Westlichen Schätzungen zufolge sind seit Putins Mobilmachung etwa 400.000 Russen aus ihrer Heimat geflohen. Für die Einreise in die Türkei reicht zunächst lediglich ein gültiger Pass. Der Kölner Stadt-Anzeiger spricht von mehr als 170.000 russischen "Gästen", die allein im September per Flug über Antalya ins Land einreisten.
Wie viele hierher vor der Rekrutierung geflüchtet sind, ist allerdings schwer zu schätzen, Statistiken dazu gibt es keine. Inzwischen sind die Kontrollen in Russland aber verschärft. Eine Ausreise für Männer zwischen 18 und dem Renteneintrittsalter wird immer schwieriger – und damit auch die Chance, einem sinnlosen Tod auf dem Schlachtfeld zu entkommen.

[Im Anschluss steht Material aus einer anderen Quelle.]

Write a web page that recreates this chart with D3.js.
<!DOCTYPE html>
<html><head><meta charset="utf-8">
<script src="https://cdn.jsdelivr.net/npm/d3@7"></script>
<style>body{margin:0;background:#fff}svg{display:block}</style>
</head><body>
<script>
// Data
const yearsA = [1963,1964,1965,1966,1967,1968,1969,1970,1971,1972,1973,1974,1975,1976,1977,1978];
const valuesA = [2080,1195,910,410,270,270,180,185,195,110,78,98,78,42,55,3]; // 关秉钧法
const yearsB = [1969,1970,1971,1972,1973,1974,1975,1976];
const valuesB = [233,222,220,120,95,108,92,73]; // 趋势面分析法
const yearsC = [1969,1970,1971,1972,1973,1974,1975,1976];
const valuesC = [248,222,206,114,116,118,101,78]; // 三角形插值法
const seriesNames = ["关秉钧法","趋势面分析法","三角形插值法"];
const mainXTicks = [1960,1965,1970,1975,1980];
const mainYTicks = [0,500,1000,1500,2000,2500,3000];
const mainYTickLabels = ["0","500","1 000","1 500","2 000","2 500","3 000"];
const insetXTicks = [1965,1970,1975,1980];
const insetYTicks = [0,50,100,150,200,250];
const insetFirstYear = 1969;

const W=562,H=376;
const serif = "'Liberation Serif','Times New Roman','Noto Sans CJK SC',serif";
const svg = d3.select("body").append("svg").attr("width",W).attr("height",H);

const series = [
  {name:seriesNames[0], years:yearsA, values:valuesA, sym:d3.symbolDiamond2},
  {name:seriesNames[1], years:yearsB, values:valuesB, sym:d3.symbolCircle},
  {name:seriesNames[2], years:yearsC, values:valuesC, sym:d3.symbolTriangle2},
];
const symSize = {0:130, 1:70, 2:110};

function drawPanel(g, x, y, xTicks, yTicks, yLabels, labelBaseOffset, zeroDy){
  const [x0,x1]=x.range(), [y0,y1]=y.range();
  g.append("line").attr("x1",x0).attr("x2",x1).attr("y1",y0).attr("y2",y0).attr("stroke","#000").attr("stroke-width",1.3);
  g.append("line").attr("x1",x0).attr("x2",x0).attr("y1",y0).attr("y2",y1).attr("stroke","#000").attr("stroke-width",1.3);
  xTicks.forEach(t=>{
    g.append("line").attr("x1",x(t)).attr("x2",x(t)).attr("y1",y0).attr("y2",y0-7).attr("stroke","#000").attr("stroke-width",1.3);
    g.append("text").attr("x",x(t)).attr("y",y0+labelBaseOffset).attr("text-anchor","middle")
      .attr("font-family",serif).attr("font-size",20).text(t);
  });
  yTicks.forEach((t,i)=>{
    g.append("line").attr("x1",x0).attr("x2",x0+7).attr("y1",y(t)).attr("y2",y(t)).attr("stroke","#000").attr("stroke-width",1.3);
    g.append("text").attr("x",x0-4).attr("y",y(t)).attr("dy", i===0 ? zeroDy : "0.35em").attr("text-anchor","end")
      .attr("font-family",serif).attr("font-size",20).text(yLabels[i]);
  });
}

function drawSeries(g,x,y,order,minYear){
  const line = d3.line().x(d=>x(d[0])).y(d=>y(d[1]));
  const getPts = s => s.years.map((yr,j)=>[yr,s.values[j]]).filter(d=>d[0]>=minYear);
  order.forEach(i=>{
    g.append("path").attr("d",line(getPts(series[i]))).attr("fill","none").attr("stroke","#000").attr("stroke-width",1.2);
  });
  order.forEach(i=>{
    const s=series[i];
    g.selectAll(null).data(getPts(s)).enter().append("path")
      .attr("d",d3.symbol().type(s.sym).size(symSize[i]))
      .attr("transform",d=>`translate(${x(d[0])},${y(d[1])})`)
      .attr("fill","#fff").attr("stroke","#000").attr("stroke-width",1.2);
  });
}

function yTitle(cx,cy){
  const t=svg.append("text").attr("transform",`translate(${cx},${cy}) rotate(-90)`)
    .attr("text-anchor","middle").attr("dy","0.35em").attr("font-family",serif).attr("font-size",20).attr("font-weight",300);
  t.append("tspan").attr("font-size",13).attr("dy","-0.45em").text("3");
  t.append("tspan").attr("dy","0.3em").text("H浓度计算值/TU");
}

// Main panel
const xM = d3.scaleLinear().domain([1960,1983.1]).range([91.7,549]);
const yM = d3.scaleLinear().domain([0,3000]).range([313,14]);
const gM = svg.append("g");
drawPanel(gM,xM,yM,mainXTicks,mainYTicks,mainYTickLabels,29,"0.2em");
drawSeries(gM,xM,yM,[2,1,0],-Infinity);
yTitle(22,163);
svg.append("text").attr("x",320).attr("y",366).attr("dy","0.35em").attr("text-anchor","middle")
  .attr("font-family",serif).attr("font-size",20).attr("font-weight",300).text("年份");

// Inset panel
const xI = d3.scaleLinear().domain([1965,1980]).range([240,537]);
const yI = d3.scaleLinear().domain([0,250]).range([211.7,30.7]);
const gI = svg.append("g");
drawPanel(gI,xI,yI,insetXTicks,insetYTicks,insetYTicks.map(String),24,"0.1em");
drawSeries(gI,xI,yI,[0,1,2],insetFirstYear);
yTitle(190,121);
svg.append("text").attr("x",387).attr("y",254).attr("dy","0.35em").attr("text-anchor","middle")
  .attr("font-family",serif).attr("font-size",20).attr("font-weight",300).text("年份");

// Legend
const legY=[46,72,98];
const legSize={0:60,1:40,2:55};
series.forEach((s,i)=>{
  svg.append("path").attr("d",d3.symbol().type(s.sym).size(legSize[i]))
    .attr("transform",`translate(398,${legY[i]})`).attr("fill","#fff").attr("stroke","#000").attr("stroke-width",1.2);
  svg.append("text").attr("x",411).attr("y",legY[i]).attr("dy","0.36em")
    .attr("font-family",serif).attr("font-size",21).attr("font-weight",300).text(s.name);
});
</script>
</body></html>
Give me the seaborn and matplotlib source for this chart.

Aktuell vermelden Medien gerade den Rückzug russischer Truppen aus Cherson nach heftigen Verlusten. Und zitieren dabei den Satz des russischen Verteidigungsministers Schoigu, der die Räumung so erklärt: "Das Leben und die Gesundheit der Soldaten der Russischen Föderation waren immer eine Priorität." Ein kaum zu überbietender Zynismus angesichts der enthemmten Geringschätzung menschlichen Lebens.